- [TASK TO CARRY OUT]:
Print exactly the lines running from the one that holds "Clone this chart in matplotlib." through the one that holds "0.061, 0.043, 0.031, 0.020, 0.013, 0.009, 0.007]", please, and leave the pictures out.

--- START DATA SUPPLIED ---

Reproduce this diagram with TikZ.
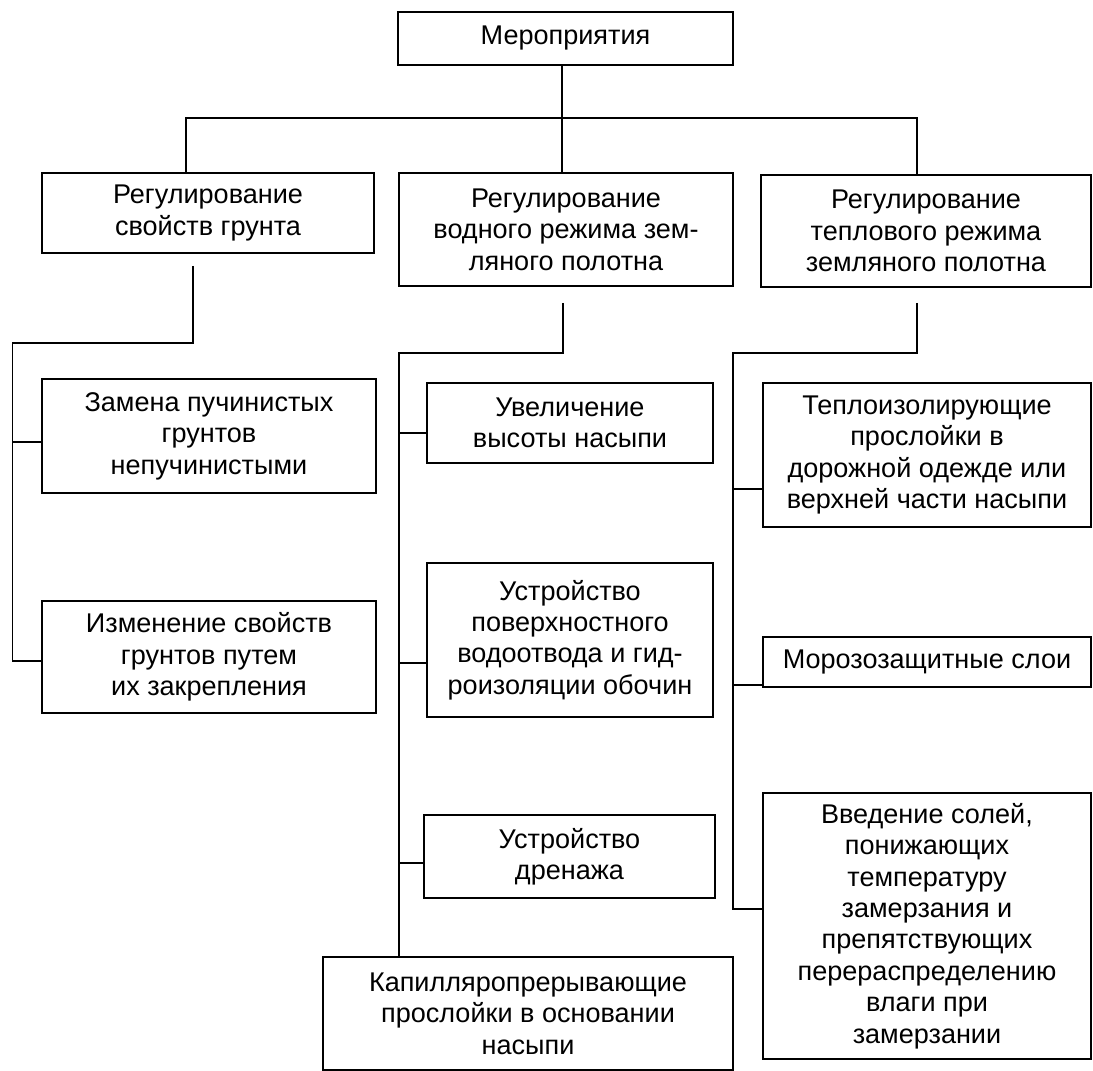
\documentclass[tikz,border=0pt]{standalone}
\usepackage{fontspec}
\setmainfont{Liberation Sans}
\begin{document}
\begin{tikzpicture}[x=0.02cm, y=-0.02cm, line width=0.9pt,
    box/.style={draw, align=center, inner sep=0pt, font=\fontsize{15.4}{17.9}\selectfont}]
    \useasboundingbox (0,0) rectangle (1093,1071);

    % Top box
    \node[box, minimum width=6.70cm, minimum height=1.06cm] (top) at (565.5,38.5) {Мероприятия};

    % First level
    \node[box, minimum width=6.64cm, minimum height=1.60cm] (l1) at (208,213) {Регулирование\\свойств грунта};
    \node[box, minimum width=6.68cm, minimum height=2.26cm] (m1) at (566,229.5) {Регулирование\\водного режима зем-\\ляного полотна};
    \node[box, minimum width=6.60cm, minimum height=2.24cm] (r1) at (926,231) {Регулирование\\теплового режима\\земляного полотна};

    % Left column
    \node[box, minimum width=6.68cm, minimum height=2.28cm] (l2) at (209,436) {Замена пучинистых\\грунтов\\непучинистыми};
    \node[box, minimum width=6.68cm, minimum height=2.24cm] (l3) at (209,657) {Изменение свойств\\грунтов путем\\их закрепления};

    % Middle column
    \node[box, minimum width=5.72cm, minimum height=1.60cm] (m2) at (570,423) {Увеличение\\высоты насыпи};
    \node[box, minimum width=5.72cm, minimum height=3.08cm] (m3) at (570,640) {Устройство\\поверхностного\\водоотвода и гид-\\роизоляции обочин};
    \node[box, minimum width=5.82cm, minimum height=1.66cm] (m4) at (569.5,856.5) {Устройство\\дренажа};
    \node[box, minimum width=8.20cm, minimum height=2.26cm] (m5) at (528,1013.5) {Капилляропрерывающие\\прослойки в основании\\насыпи};

    % Right column
    \node[box, minimum width=6.56cm, minimum height=2.88cm] (r2) at (927,455) {Теплоизолирующие\\прослойки в\\дорожной одежде или\\верхней части насыпи};
    \node[box, minimum width=6.56cm, minimum height=1.00cm] (r3) at (927,662) {Морозозащитные слои};
    \node[box, minimum width=6.56cm, minimum height=5.32cm] (r4) at (927,926) {Введение солей,\\понижающих\\температуру\\замерзания и\\препятствующих\\перераспределению\\влаги при\\замерзании};

    % Lines from the top box
    \draw (top.south -| 562,0) -- (m1.north -| 562,0);
    \coordinate (busL) at (186,118);
    \coordinate (busR) at (917,118);
    \draw (busL |- l1.north) -- (busL) -- (busR) -- (busR |- r1.north);

    % Left branch
    \coordinate (lj) at (12.5,343);
    \draw (l1.south -| 193,0) ++(0,12) |- (lj) |- (l3.west |- 0,661);
    \draw (lj |- 0,442) -- (l2.west |- 0,442);

    % Middle branch
    \coordinate (mj) at (399,353);
    \draw (m1.south -| 563,0) ++(0,16) |- (mj) -- (mj |- m5.north);
    \draw (mj |- 0,433) -- (m2.west |- 0,433);
    \draw (mj |- 0,663) -- (m3.west |- 0,663);
    \draw (mj |- 0,863) -- (m4.west |- 0,863);

    % Right branch
    \coordinate (rj) at (733,353);
    \draw (r1.south -| 917,0) ++(0,15) |- (rj) |- (r4.west |- 0,909);
    \draw (rj |- 0,489) -- (r2.west |- 0,489);
    \draw (rj |- 0,685) -- (r3.west |- 0,685);
\end{tikzpicture}
\end{document}
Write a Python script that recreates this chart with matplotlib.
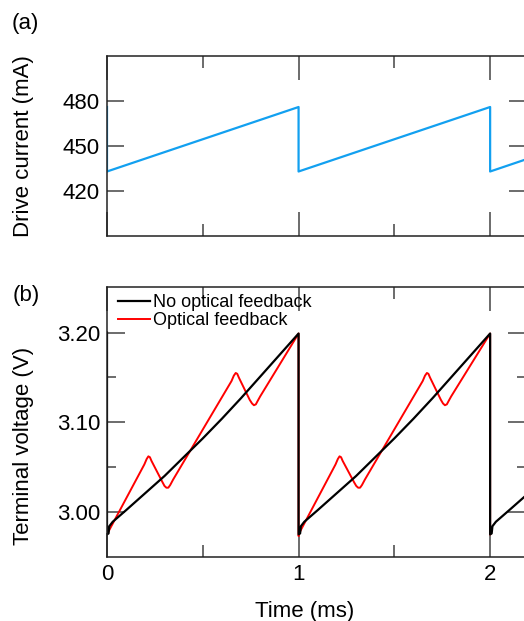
import matplotlib
matplotlib.use("Agg")
import matplotlib.pyplot as plt
from matplotlib.ticker import FormatStrFormatter

plt.rcParams['font.family'] = ['Liberation Sans', 'DejaVu Sans']

# --- data ---
# (a) drive current, sawtooth vertices
t_current = [0.0, 0.0, 1.0, 1.0, 2.0, 2.0, 2.185]
drive_current = [476, 433, 476, 433, 476, 433, 441]

# (b) terminal voltage, no optical feedback (black)
t_nofb = [0.000, 0.000, 0.008, 0.012, 0.030, 0.100, 0.200, 0.300, 0.400, 0.500,
          0.600, 0.700, 0.800, 0.900, 1.000,
          1.000, 1.008, 1.012, 1.030, 1.100, 1.200, 1.300, 1.400, 1.500,
          1.600, 1.700, 1.800, 1.900, 2.000,
          2.000, 2.008, 2.012, 2.030, 2.100, 2.185]
v_nofb = [3.200, 2.975, 2.976, 2.984, 2.989, 3.002, 3.021, 3.040, 3.061, 3.082,
          3.104, 3.127, 3.151, 3.175, 3.199,
          2.975, 2.976, 2.984, 2.989, 3.002, 3.021, 3.040, 3.061, 3.082,
          3.104, 3.127, 3.151, 3.175, 3.199,
          2.975, 2.976, 2.984, 2.989, 3.002, 3.018]

# (b) terminal voltage, optical feedback (red)
t_fb = [0.000, 0.000, 0.005, 0.195, 0.207, 0.216, 0.224, 0.232, 0.290, 0.300,
        0.310, 0.320, 0.330, 0.345, 0.650, 0.662, 0.672, 0.680, 0.688, 0.745,
        0.757, 0.767, 0.777, 0.787, 0.800, 1.000,
        1.000, 1.005, 1.193, 1.205, 1.214, 1.222, 1.230, 1.290, 1.301,
        1.311, 1.321, 1.331, 1.346, 1.648, 1.660, 1.670, 1.678, 1.686, 1.743,
        1.754, 1.764, 1.774, 1.784, 1.797, 2.000, 2.000]
v_fb = [3.200, 2.975, 2.977, 3.053, 3.059, 3.062, 3.061, 3.057, 3.033, 3.029,
        3.027, 3.027, 3.030, 3.036, 3.146, 3.152, 3.155, 3.154, 3.150, 3.125,
        3.121, 3.119, 3.120, 3.124, 3.129, 3.199,
        2.973, 2.977, 3.053, 3.059, 3.062, 3.061, 3.057, 3.033, 3.029,
        3.027, 3.027, 3.030, 3.036, 3.146, 3.152, 3.155, 3.154, 3.150, 3.125,
        3.121, 3.119, 3.120, 3.124, 3.129, 3.199, 2.975]

fig = plt.figure(figsize=(5.24, 6.21), dpi=100)
ax1 = fig.add_axes([0.2042, 0.6200, 0.7988, 0.2898])
ax2 = fig.add_axes([0.2042, 0.1035, 0.7988, 0.4339])

tick_col = '#444444'
for ax in (ax1, ax2):
    for s in ax.spines.values():
        s.set_linewidth(1.1)
        s.set_color('#222222')
    ax.set_xlim(0, 2.185)
    ax.set_xticks([0, 1, 2])
    ax.set_xticks([0.5, 1.5], minor=True)
    ax.tick_params(axis='x', which='major', direction='in', top=True, bottom=True,
                   length=17, width=1.1, color=tick_col, labelsize=16, pad=5)
    ax.tick_params(axis='x', which='minor', direction='in', top=True, bottom=True,
                   length=8.6, width=1.1, color=tick_col)

# --- (a) ---
ax1.plot(t_current, drive_current, color='#12a0f0', lw=1.6)
ax1.set_ylim(390, 510)
ax1.set_yticks([420, 450, 480])
ax1.tick_params(axis='y', which='major', direction='in', left=True, right=True,
                length=12.5, width=1.1, color=tick_col, labelsize=16, pad=5)
ax1.tick_params(axis='x', labelbottom=False)
ax1.set_ylabel('Drive current (mA)', fontsize=16)
ax1.yaxis.set_label_coords(-0.174, 0.5)

# --- (b) ---
ax2.plot(t_fb, v_fb, color='#ff0000', lw=1.4, label='Optical feedback')
ax2.plot(t_nofb, v_nofb, color='black', lw=1.6, label='No optical feedback')
ax2.set_ylim(2.95, 3.2506)
ax2.set_yticks([3.00, 3.10, 3.20])
ax2.set_yticks([3.05, 3.15], minor=True)
ax2.yaxis.set_major_formatter(FormatStrFormatter('%.2f'))
ax2.tick_params(axis='y', which='major', direction='in', left=True, right=True,
                length=13, width=1.1, color=tick_col, labelsize=16, pad=5)
ax2.tick_params(axis='y', which='minor', direction='in', left=True, right=True,
                length=6.5, width=1.1, color=tick_col)
ax2.set_xticklabels(['0', '1', '2'])
ax2.set_ylabel('Terminal voltage (V)', fontsize=16)
ax2.yaxis.set_label_coords(-0.174, 0.41)
ax2.set_xlabel('Time (ms)', fontsize=16)
ax2.xaxis.set_label_coords(0.473, -0.165)

h, l = ax2.get_legend_handles_labels()
ax2.legend(h[::-1], l[::-1], loc='upper left', bbox_to_anchor=(0.026, 0.974),
           frameon=False, fontsize=13, handlelength=1.78, handletextpad=0.17,
           labelspacing=0.05, borderpad=0, borderaxespad=0)

fig.text(12 / 524, 1 - 24 / 621, '(a)', fontsize=16, ha='left', va='center')
fig.text(13 / 524, 1 - 295 / 621, '(b)', fontsize=16, ha='left', va='center')

fig.savefig('out.png', dpi=100)
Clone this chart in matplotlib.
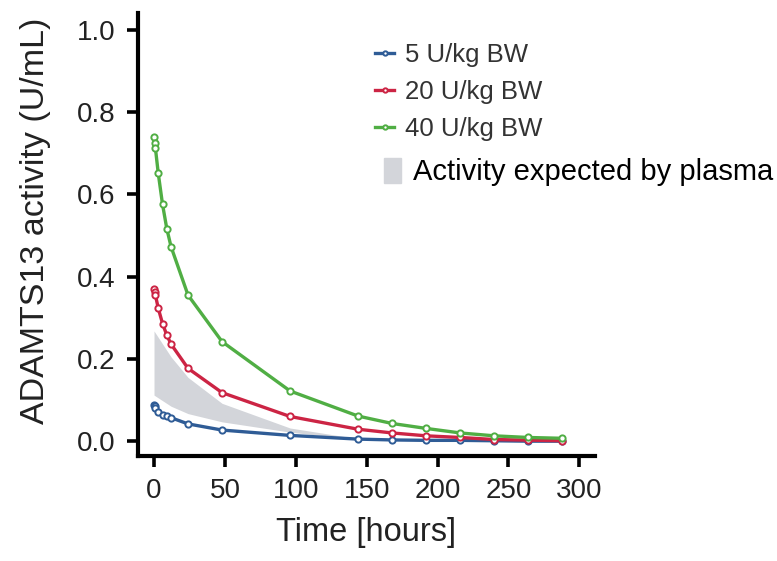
import matplotlib.pyplot as plt

plt.rcParams['font.family'] = ['Liberation Sans', 'DejaVu Sans']

# sampling times (hours)
tiempo = [0.25, 0.5, 1, 3, 6, 9, 12, 24, 48, 96, 144, 168, 192, 216, 240, 264, 288]

dosis_5 = [0.089, 0.085, 0.080, 0.070, 0.063, 0.060, 0.057, 0.042, 0.027, 0.014,
           0.005, 0.003, 0.002, 0.002, 0.001, 0.000, 0.000]
dosis_20 = [0.369, 0.362, 0.355, 0.323, 0.286, 0.258, 0.236, 0.177, 0.118, 0.060,
            0.029, 0.020, 0.013, 0.009, 0.004, 0.0025, 0.001]
dosis_40 = [0.740, 0.726, 0.712, 0.651, 0.576, 0.517, 0.473, 0.355, 0.242, 0.122,
            0.061, 0.043, 0.031, 0.020, 0.013, 0.009, 0.007]

# expected activity by plasma (band)
tiempo_plasma = [0, 12, 24, 48, 96, 144]
plasma_sup = [0.268, 0.205, 0.155, 0.092, 0.032, 0.006]
plasma_inf = [0.112, 0.085, 0.067, 0.047, 0.022, 0.004]

series = [
    ("5 U/kg BW", dosis_5, "#2f5c96"),
    ("20 U/kg BW", dosis_20, "#cc2444"),
    ("40 U/kg BW", dosis_40, "#50ae44"),
]

fig = plt.figure(figsize=(7.77, 5.61), dpi=100)
ax = fig.add_axes([0.1776, 0.1872, 0.588, 0.7896])

ax.fill_between(tiempo_plasma, plasma_inf, plasma_sup, color="#d3d5da", lw=0, zorder=1)

for nombre, valores, color in series:
    ax.plot(tiempo, valores, color=color, lw=2.4, marker='o', ms=4.5,
            mfc='white', mec=color, mew=1.4, label=nombre, zorder=3)

ax.set_xlim(-11.3, 311)
ax.set_ylim(-0.036, 1.041)
ax.set_xticks([0, 50, 100, 150, 200, 250, 300])
ax.set_yticks([0.0, 0.2, 0.4, 0.6, 0.8, 1.0])
ax.set_yticklabels(["0.0", "0.2", "0.4", "0.6", "0.8", "1.0"])

for lado in ["top", "right"]:
    ax.spines[lado].set_visible(False)
for lado in ["left", "bottom"]:
    ax.spines[lado].set_linewidth(3)
ax.tick_params(width=2.6, length=8, labelsize=20, colors="#222222", pad=8)
ax.tick_params(color="black")

ax.set_xlabel("Time [hours]", fontsize=23.5, color="#222222", labelpad=9)
ax.set_ylabel("ADAMTS13 activity (U/mL)", fontsize=24.5, color="#222222")
ax.yaxis.set_label_coords(-0.19, 0.53)

leg = fig.legend(*ax.get_legend_handles_labels(), loc="upper left",
                 bbox_to_anchor=(375 / 777, 1 - 43 / 561), frameon=False,
                 fontsize=18.5, handlelength=0.75, handletextpad=0.4,
                 labelspacing=0.5, borderpad=0, borderaxespad=0, markerscale=0.7)
for t in leg.get_texts():
    t.set_color("#333333")

fig.patches.append(plt.Rectangle((384 / 777, 1 - 183 / 561), 17 / 777, 25 / 561,
                                 transform=fig.transFigure, color="#d3d5da"))
fig.text(413 / 777, 1 - 172 / 561, "Activity expected by plasma", fontsize=21,
         va="center", ha="left", color="black")

plt.savefig("out.png", dpi=100)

--- END DATA SUPPLIED ---

- [SOLUTION BELOW]:
Clone this chart in matplotlib.
import matplotlib.pyplot as plt

plt.rcParams['font.family'] = ['Liberation Sans', 'DejaVu Sans']

# sampling times (hours)
tiempo = [0.25, 0.5, 1, 3, 6, 9, 12, 24, 48, 96, 144, 168, 192, 216, 240, 264, 288]

dosis_5 = [0.089, 0.085, 0.080, 0.070, 0.063, 0.060, 0.057, 0.042, 0.027, 0.014,
           0.005, 0.003, 0.002, 0.002, 0.001, 0.000, 0.000]
dosis_20 = [0.369, 0.362, 0.355, 0.323, 0.286, 0.258, 0.236, 0.177, 0.118, 0.060,
            0.029, 0.020, 0.013, 0.009, 0.004, 0.0025, 0.001]
dosis_40 = [0.740, 0.726, 0.712, 0.651, 0.576, 0.517, 0.473, 0.355, 0.242, 0.122,
            0.061, 0.043, 0.031, 0.020, 0.013, 0.009, 0.007]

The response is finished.